Yes. They're not “XA distributed transactions“, but they are definitely distributed transactions! Small transactions may only involve 5 or 10 nodes, but there is no limit. In building CloudTran, we had in mind "big transactions", like an app we built for a customer: it committed 20-30,000 rows in one transaction.

Q  Do any applications need 10,000 transactions per second?

There are some today, but not many. However, proving this level of performance is important for two reasons. First, the outlook is for growth in size and performance of applications, so this shows that CloudTran can handle big increases without re-architecting. Second, it shows CloudTran can handle spikes, where instantaneous transaction rates (PER COMMIT) can go up 100s of times the average rate.

Q  Do you need RAC with a solution like Coherence?

The short answer is No, it is not a requirement. However, if your application requires lights-out persistence and linking to other applications, you will need some sort of data feed out of Coherence. The most common feed is to a database, and RAC is suitable because it is highly scalable. The choice of database is up to you.

Q  How much memory do individual machines have to have and how are the individual JVM tuned?
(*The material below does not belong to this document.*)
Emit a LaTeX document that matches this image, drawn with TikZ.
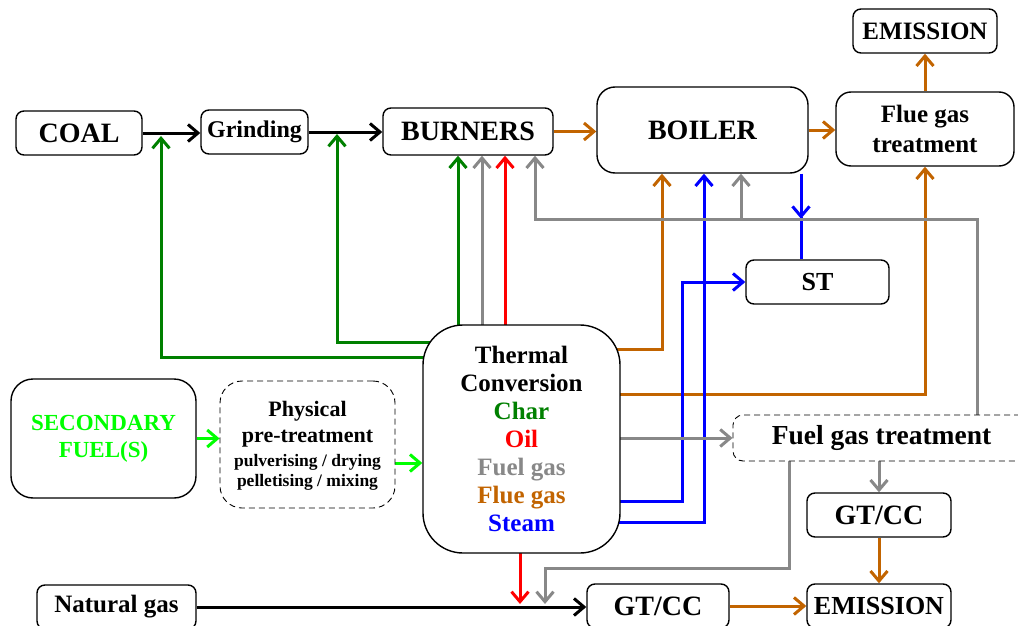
\documentclass[tikz,border=0pt]{standalone}
\usepackage{fontspec}
\setmainfont{Liberation Serif}
\usetikzlibrary{arrows.meta,calc}
\pgfdeclarelayer{bg}
\pgfsetlayers{bg,main}
\definecolor{cgreen}{RGB}{0,128,0}
\definecolor{clime}{RGB}{0,255,0}
\definecolor{cred}{RGB}{255,0,0}
\definecolor{cgray}{RGB}{136,136,136}
\definecolor{cbrown}{RGB}{194,100,0}
\definecolor{cblue}{RGB}{0,0,255}
\newcommand\fsz[2]{\fontsize{#1}{#2}\selectfont}
\begin{document}
\begin{tikzpicture}[x=1pt,y=-1pt,
  box/.style={draw=black,line width=1.4pt,fill=white,rounded corners=8pt,align=center,inner sep=0pt},
  dbox/.style={box,line width=0.9pt,dash pattern=on 6pt off 4pt},
  conn/.style={line width=3pt,-{Straight Barb[length=10pt,width=17pt]}},
  plain/.style={line width=3pt}]
\useasboundingbox (0,0) rectangle (1018,626);

% nodes
\node[box,minimum width=126,minimum height=44,font=\bfseries\fsz{28}{30}] (coal) at (79,133) {COAL};
\node[box,minimum width=107,minimum height=44,font=\bfseries\fsz{24}{26}] (grind) at (254.5,132) {Grinding};
\node[box,minimum width=170,minimum height=47,font=\bfseries\fsz{28}{30}] (burn) at (468,131.5) {BURNERS};
\node[box,minimum width=211,minimum height=86,rounded corners=18pt,font=\bfseries\fsz{28}{30}] (boiler) at (702.5,130) {BOILER};
\node[box,minimum width=144,minimum height=44,font=\bfseries\fsz{25}{30}] (emis1) at (925,31) {EMISSION};
\node[box,minimum width=178,minimum height=74,rounded corners=15pt,font=\bfseries\fsz{25}{30}] (fgt) at (925,129) {Flue gas\\treatment};
\node[box,minimum width=143,minimum height=44,font=\bfseries\fsz{26}{30}] (st) at (817.5,282) {ST};
\node[box,minimum width=197,minimum height=228,rounded corners=40pt,font=\bfseries\fsz{25}{28}] (tc) at (521.5,439)
  {Thermal\\Conversion\\\textcolor{cgreen}{Char}\\\textcolor{cred}{Oil}\\\textcolor{cgray}{Fuel gas}\\\textcolor{cbrown}{Flue gas}\\\textcolor{cblue}{Steam}};
\node[box,minimum width=185,minimum height=119,rounded corners=22pt,text=clime,font=\bfseries\fsz{23}{27}] (sec) at (103.5,438.5) {SECONDARY\\FUEL(S)};
\node[dbox,minimum width=175,minimum height=127,rounded corners=22pt,font=\bfseries\fsz{22}{26},text depth=2pt] (phys) at (307.5,444.5)
  {Physical\\pre-treatment\\[-2pt]{\fsz{17.5}{19}pulverising / drying}\\[-6pt]{\fsz{17.5}{19}pelletising / mixing}};
\node[dbox,minimum width=297,minimum height=46,rounded corners=10pt,font=\bfseries\fsz{27.5}{30}] (fuelgt) at (881.5,438) {Fuel gas treatment};
\node[box,minimum width=144,minimum height=44,font=\bfseries\fsz{28}{30}] (gtcc1) at (879,515) {GT/CC};
\node[box,minimum width=144,minimum height=44,font=\bfseries\fsz{26}{30}] (emis2) at (879,606) {EMISSION};
\node[box,minimum width=142,minimum height=44,font=\bfseries\fsz{28}{30}] (gtcc2) at (658,606) {GT/CC};
\node[box,minimum width=159,minimum height=44,font=\bfseries\fsz{25}{26}] (ng) at (116.5,607) {Natural gas};

% connectors
\begin{pgfonlayer}{bg}
\coordinate (j1) at (161,136);
\coordinate (j2) at (337,134);
\coordinate (j3) at (520,604);
\coordinate (j4) at (545,604);
% black main line
\draw[conn] (coal.east) -- (coal.east -| grind.west);
\draw[conn] (grind.east) -- (grind.east -| burn.west);
\draw[conn] (ng.east) -- (ng.east -| gtcc2.west);
% green
\draw[conn,cgreen] ([yshift=82pt]tc.center) -| (j1);
\draw[conn,cgreen] ([yshift=97pt]tc.center) -| (j2);
\draw[conn,cgreen] ([xshift=-63.5pt]tc.center) -- ([xshift=-63.5pt]tc.center |- burn.south);
% gray & red to burners
\draw[conn,cgray] ([xshift=-39.5pt]tc.center) -- ([xshift=-39.5pt]tc.center |- burn.south);
\draw[conn,cred] ([xshift=-16.5pt]tc.center) -- ([xshift=-16.5pt]tc.center |- burn.south);
% brown
\draw[conn,cbrown] (burn.east) -- (burn.east -| boiler.west);
\draw[conn,cbrown] (boiler.east) -- (boiler.east -| fgt.west);
\draw[conn,cbrown] (fgt.north) -- (emis1.south);
\draw[conn,cbrown] ([yshift=90pt]tc.center) -| ([xshift=-40.5pt]boiler.south);
\draw[conn,cbrown] ([yshift=45pt]tc.center) -| (fgt.south);
\draw[conn,cbrown] (gtcc1.south) -- (emis2.north);
\draw[conn,cbrown] (gtcc2.east) -- (gtcc2.east -| emis2.west);
% blue
\draw[conn,cblue] ([yshift=-62pt]tc.center) -| ([xshift=-63pt]st.west) -- (st.west);
\draw[conn,cblue] ([yshift=-83pt]tc.center) -| ([xshift=1.5pt]boiler.south);
\draw[conn,cblue] ([xshift=98.5pt]boiler.south) -- ++(0,45);
\draw[plain,cblue] ([xshift=-16.5pt]st.north) -- ++(0,-42);
% gray fuel gas
\draw[conn,cgray] ([xshift=95.5pt]fuelgt.north) |- ([xshift=67pt,yshift=-64pt]burn.south) -- ([xshift=67pt]burn.south);
\draw[conn,cgray] ([xshift=38.5pt,yshift=-46pt]boiler.south) -- ([xshift=38.5pt]boiler.south);
\draw[conn,cgray] (tc.center |- fuelgt.west) -- (fuelgt.west);
\draw[conn,cgray] (fuelgt.south -| gtcc1.north) -- (gtcc1.north);
\draw[conn,cgray] ([xshift=-92.5pt]fuelgt.south) |- ([yshift=36pt]j4) -- (j4);
\draw[conn,cred] (tc.center -| j3) -- (j3);
% lime
\draw[conn,clime] (sec.east) -- (sec.east -| phys.west);
\draw[conn,clime] ([yshift=-18.5pt]phys.center) -- ([yshift=-18.5pt]phys.center -| tc.west);
\end{pgfonlayer}
\end{tikzpicture}
\end{document}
We typically run with 4GB, although it now makes sense to use more because of the off-heap and elastic data capabilities. For JVM tuning, the most important thing is garbage collection. We use ConcurrentMark Sweep, incrementally. Through experimentation, we found that NewSize/MaxNewSize=80M and MaxTenuringThreshold=1 keeps GCs at around the 20ms mark.

Q  What are the best settings (in operational sense) to tune the cache? For example, what fine tuning can one make in terms of communication when one detects slow nodes in the network?

We don’t know of anything you can do at run-time to detect and tune “slow nodes”. We do run the Coherence datagram tester, and if one node is constantly reporting high error rates, we don’t use it. But at run time, you have to live with it. The dreaded “communication delays” message is quite common, particularly if you’re on a busy public cloud with other users hammering the network. We let Coherence handle this level of detail - and eventually remove a node from the cluster if it’s too slow.

Q  How does Coherence differ from, or integrate with RAC?

RAC is a clustered database; Coherence is an in-memory data grid. I don’t know of any specific integration. You have the same integration as you would with any database.